Your mentioned Pitty method (was not aware on that name) is still worth
The method is so old I doubt it has a name.
That was probably the way Slate & Atkin did some bitboard stuff way back in the selective search Chess 3.x. At the very least, it comes pretty direct from their Chess 4.x and Atkin's Chess 0.5 program.
I called it the 'Pitty method' for several reasons, including that if you try to do rotated bitboards for your very first chess program, somebody needs to take pity on you and suggest a simpler way.
(It is worth pointing out that when he told me he had tried this method, I was definetly surprised he got good results. With the branch misses and the bsf/bsr's I did not expect decent performance.)

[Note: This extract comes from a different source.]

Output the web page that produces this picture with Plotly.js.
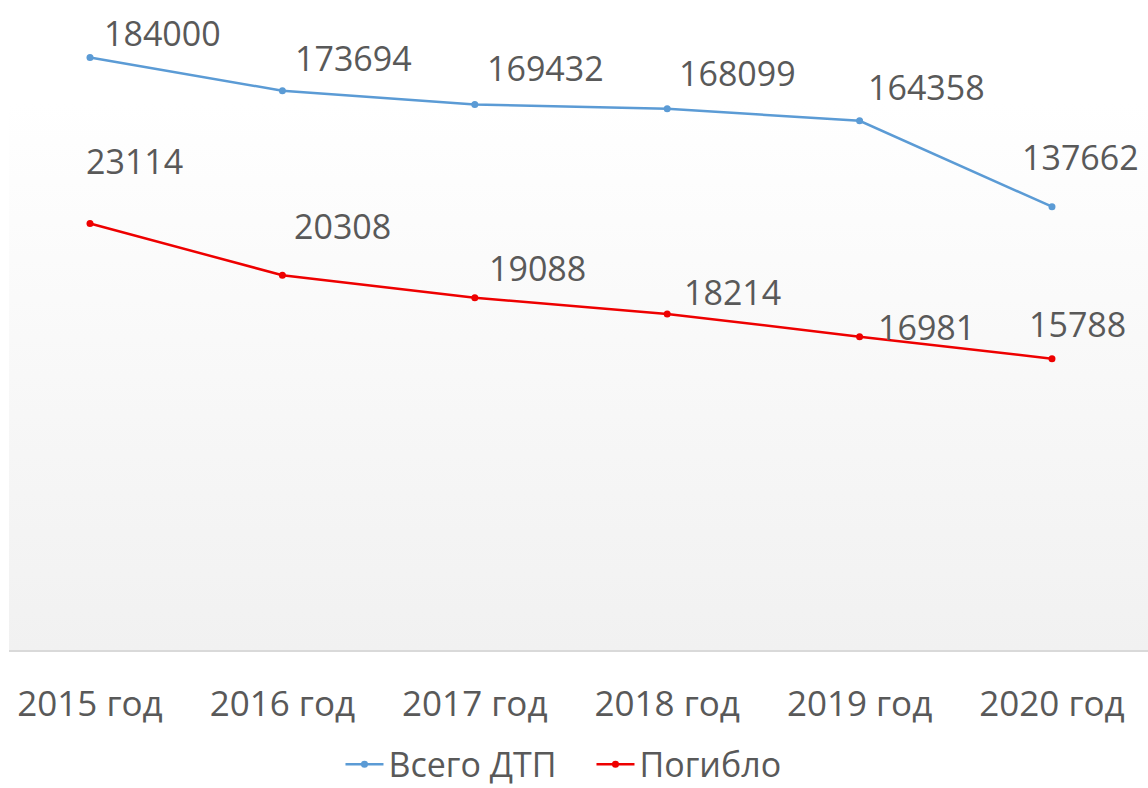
<!DOCTYPE html>
<html>
<head>
<meta charset="utf-8">
<script src="https://cdn.plot.ly/plotly-3.0.1.min.js"></script>
<style>
html,body{margin:0;padding:0;background:#fff;}
#chart{width:1148px;height:788px;}
</style>
</head>
<body>
<div id="chart"></div>
<script>
const categories = ["2015 год","2016 год","2017 год","2018 год","2019 год","2020 год"];
const totalAccidents = [184000,173694,169432,168099,164358,137662];
const deaths = [23114,20308,19088,18214,16981,15788];
const seriesNames = ["Всего ДТП","Погибло"];

// label offsets (pixels) for data labels
const totalLabelShift = [[72,25],[71,33],[71,36],[70,36],[67,34],[29,50]];
const deathLabelShift = [[44,62],[60,49],[63,30],[65,22],[67,10],[26,35]];

const textColor = "#595959";
const fontFam = "'Open Sans', 'Noto Sans', sans-serif";
const fs = 34;

const traces = [
  {x: categories, y: totalAccidents, name: seriesNames[0], type: "scatter", mode: "lines+markers",
   line: {color: "#5b9bd5", width: 2.5}, marker: {color: "#5b9bd5", size: 7}, yaxis: "y", cliponaxis: false},
  {x: categories, y: deaths, name: seriesNames[1], type: "scatter", mode: "lines+markers",
   line: {color: "#ee0000", width: 2.5}, marker: {color: "#ee0000", size: 7}, yaxis: "y2", cliponaxis: false}
];

const annotations = [];
categories.forEach((c, i) => {
  annotations.push({x: i, y: totalAccidents[i], xref: "x", yref: "y", text: String(totalAccidents[i]),
    showarrow: false, xshift: totalLabelShift[i][0], yshift: totalLabelShift[i][1],
    font: {family: fontFam, size: fs, color: textColor}});
  annotations.push({x: i, y: deaths[i], xref: "x", yref: "y2", text: String(deaths[i]),
    showarrow: false, xshift: deathLabelShift[i][0], yshift: deathLabelShift[i][1],
    font: {family: fontFam, size: fs, color: textColor}});
});

const gradSvg = '<svg xmlns="http://www.w3.org/2000/svg" width="100" height="100" preserveAspectRatio="none">' +
  '<defs><linearGradient id="g" x1="0" y1="0" x2="0" y2="1">' +
  '<stop offset="0" stop-color="#ffffff"/><stop offset="0.15" stop-color="#ffffff"/><stop offset="1" stop-color="#f1f1f1"/></linearGradient></defs>' +
  '<rect width="100" height="100" fill="url(#g)"/></svg>';

const layout = {
  width: 1148, height: 788,
  margin: {l: 9, r: 0, t: 6, b: 138, autoexpand: false},
  paper_bgcolor: "#ffffff",
  plot_bgcolor: "rgba(0,0,0,0)",
  showlegend: true,
  legend: {orientation: "h", x: 0.5114, xanchor: "center", y: -0.178, yanchor: "middle",
    font: {family: fontFam, size: fs, color: textColor}, itemwidth: 38, entrywidth: 198,
    traceorder: "normal", tracegroupgap: 0},
  xaxis: {type: "category", range: [-0.421, 5.499], showgrid: false, zeroline: false, automargin: false,
    showline: true, linecolor: "#d9d9d9", linewidth: 2, ticks: "",
    tickfont: {family: fontFam, size: 35, color: textColor}, ticklabelstandoff: 22},
  yaxis: {range: [0, 200000], visible: false, showgrid: false, zeroline: false, automargin: false},
  yaxis2: {range: [0, 34900], visible: false, showgrid: false, zeroline: false, overlaying: "y", automargin: false},
  annotations: annotations,
  images: [{source: "data:image/svg+xml;charset=utf-8," + encodeURIComponent(gradSvg),
    xref: "paper", yref: "paper", x: 0, y: 1, sizex: 1, sizey: 1, sizing: "stretch",
    xanchor: "left", yanchor: "top", layer: "below"}]
};

Plotly.newPlot("chart", traces, layout, {displayModeBar: false, staticPlot: true});
</script>
</body>
</html>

to consider with nowadays faster bitscans (core2duo, K10 - K8 has slow 9-10 cycles vector path bitscans - not to mention P4). Specially if you need
That was kind of my feeling too. But since I don't have a 64 bit system (or even a fast 32 bit system), I don't really know what the performance would be. Possibly pretty good though.

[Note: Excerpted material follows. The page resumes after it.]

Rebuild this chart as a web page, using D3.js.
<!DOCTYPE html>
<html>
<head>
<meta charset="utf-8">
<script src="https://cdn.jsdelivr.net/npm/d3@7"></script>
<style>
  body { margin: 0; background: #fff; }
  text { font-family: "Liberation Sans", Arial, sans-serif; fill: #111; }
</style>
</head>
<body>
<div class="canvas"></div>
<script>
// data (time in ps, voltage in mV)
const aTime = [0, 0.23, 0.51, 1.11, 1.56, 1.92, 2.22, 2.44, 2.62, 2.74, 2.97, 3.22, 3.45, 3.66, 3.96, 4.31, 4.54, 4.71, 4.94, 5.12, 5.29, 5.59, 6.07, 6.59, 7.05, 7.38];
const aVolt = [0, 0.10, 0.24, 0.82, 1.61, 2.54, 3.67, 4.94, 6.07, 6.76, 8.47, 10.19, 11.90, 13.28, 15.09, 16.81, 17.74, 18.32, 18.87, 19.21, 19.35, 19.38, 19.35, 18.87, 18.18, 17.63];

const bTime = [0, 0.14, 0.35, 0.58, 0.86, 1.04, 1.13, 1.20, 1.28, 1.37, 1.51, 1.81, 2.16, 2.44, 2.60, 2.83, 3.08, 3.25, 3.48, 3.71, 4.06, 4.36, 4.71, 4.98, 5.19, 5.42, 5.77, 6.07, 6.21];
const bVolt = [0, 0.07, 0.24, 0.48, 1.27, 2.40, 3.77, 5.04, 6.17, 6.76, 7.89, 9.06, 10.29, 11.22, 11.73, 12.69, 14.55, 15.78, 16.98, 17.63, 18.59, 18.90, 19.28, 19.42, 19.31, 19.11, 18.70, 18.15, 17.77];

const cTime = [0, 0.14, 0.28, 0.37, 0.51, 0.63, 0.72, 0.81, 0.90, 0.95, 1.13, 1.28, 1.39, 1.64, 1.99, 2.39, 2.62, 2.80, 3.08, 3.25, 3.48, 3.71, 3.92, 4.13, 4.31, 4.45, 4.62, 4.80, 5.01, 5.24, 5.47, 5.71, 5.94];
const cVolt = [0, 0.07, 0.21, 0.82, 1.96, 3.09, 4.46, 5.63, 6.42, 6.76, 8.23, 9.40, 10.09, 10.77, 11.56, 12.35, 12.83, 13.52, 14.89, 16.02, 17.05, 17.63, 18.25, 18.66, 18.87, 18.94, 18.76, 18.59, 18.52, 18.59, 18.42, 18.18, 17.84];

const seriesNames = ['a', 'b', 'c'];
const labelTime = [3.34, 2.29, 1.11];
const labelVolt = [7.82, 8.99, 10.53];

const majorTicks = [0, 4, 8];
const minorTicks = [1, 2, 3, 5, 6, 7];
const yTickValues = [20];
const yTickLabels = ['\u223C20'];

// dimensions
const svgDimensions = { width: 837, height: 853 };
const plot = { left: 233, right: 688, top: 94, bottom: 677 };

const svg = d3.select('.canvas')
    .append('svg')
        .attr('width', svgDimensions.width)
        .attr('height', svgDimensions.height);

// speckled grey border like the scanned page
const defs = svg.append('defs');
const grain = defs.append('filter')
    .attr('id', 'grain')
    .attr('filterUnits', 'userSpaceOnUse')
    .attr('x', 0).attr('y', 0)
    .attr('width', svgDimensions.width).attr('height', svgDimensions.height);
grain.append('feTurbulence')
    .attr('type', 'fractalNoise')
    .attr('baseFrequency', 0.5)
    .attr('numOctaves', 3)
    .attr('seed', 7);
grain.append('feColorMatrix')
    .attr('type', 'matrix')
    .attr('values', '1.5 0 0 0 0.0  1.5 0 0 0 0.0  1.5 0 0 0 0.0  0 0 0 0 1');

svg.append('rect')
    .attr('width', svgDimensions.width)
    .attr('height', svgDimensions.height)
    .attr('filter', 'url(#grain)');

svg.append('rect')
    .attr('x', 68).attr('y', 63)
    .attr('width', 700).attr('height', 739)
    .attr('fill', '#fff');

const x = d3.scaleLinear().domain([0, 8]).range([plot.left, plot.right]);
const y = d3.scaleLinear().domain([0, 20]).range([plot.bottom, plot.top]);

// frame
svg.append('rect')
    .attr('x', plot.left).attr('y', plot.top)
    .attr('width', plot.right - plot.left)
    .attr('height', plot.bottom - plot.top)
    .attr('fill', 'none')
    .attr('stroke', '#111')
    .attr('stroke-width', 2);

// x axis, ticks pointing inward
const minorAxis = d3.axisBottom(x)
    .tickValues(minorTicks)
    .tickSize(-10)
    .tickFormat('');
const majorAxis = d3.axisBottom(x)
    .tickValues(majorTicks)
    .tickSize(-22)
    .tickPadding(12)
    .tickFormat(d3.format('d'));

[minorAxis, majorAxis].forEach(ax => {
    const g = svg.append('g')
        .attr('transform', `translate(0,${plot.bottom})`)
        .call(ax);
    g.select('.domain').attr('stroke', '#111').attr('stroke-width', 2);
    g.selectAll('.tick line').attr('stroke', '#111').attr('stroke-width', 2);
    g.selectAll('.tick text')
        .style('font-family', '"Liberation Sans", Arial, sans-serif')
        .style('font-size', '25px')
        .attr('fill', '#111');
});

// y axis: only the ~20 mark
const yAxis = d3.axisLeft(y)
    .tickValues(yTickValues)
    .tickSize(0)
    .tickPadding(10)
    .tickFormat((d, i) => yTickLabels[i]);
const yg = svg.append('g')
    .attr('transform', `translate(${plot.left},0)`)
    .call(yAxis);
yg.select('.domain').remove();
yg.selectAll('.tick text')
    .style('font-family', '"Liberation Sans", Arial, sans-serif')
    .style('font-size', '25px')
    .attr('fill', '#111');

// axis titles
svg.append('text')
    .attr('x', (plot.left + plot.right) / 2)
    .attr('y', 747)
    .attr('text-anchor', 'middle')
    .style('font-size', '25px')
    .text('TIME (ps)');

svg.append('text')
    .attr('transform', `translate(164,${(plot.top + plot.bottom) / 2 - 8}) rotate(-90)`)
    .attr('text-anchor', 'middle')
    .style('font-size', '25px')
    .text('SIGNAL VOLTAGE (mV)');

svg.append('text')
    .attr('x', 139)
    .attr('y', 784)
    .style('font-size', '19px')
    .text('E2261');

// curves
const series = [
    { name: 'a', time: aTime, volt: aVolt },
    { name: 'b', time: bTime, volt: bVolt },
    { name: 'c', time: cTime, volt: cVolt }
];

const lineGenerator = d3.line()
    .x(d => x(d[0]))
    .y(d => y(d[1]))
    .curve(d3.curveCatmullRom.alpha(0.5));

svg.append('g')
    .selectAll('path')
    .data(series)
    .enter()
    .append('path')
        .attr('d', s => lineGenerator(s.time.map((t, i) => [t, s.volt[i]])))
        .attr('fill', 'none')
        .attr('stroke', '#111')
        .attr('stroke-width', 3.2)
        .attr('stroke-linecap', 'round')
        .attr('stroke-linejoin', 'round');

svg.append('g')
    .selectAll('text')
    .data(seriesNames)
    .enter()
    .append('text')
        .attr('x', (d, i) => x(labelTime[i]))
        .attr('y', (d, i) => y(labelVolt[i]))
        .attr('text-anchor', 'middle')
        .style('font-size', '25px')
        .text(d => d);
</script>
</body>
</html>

one direction only. It is for instance great to get the source square of direction wise target-sets from kogge-stone fills, with different cases (bsr/bsf) for positive and negative directions.
The advantage is the small 4-KByte lookup array and moderate register
Your 1.5k aproach is better. That's what I prefer, even if it's not as fast as other methods. It's just more elegant.

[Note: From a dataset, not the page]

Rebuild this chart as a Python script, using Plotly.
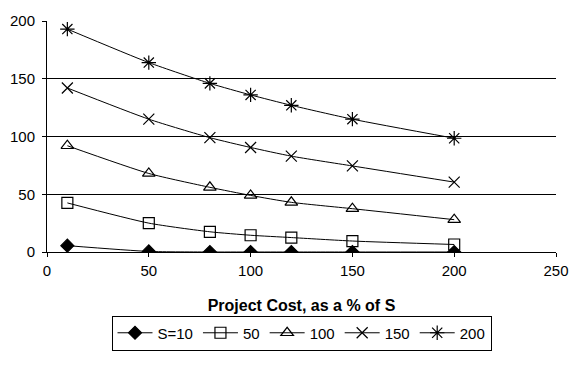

usage. Also it only deals with one but no rotated occupied bitboards and is therefor as versatile as magics. Drawback are the four branches with some chance of miss-predictions up and then and the sequential nature.
Don't the newer X2's & Core2's behave differently in this?
Also, what about the built in compare & swap etc. instruction(s)? Would those be better?
What about a jumpless version. Something to make Mask = $f...f or 0 depending whether Board has any bits at all. Then you could do Bit=Mask&(bsf()+1)
Don't know.... Just throwing out ideas. I don't know the x86 instruction set too well. Can't stand assembler anymore.
Up to eight L1 reads, likely distinct cachelines, four (conditional) bitscans,
It'd only have to be one cache line, though. Put all 8 rays into one data structure. 8 rays of 8 bytes each equals 64 bytes. One cache line.
xors, some ors sounds not that cheap. Otoh with a polluted L1 it might be better to stay with a few branch misses rather than a lot of L1-misses. I wonder how many % L1 misses are necessary so that and, mul, shr, lookup, becomes slower, reading mask/factor/shiftamount[sq] from one cacheline and the lookup from a second.
Finally, emprical evidence for a particular program/cpu is what counts. And if we are talking about 1%-noise in total program performance, I suggest to take the appraoch you like or even (re-)invent by yourself.
There is always personal preference, yes.
But if it works and is competitive, then I think it could be quite practical. Even perhaps recommended for newbies. It's something they could easily understand.
As for the performance... Who knows... it might be 10% faster. Or 20% slower.
But it is an interesting idea. Everybody has been talking about every other fancy method that I just finally decided I had to ask about this classical 'stupid' method.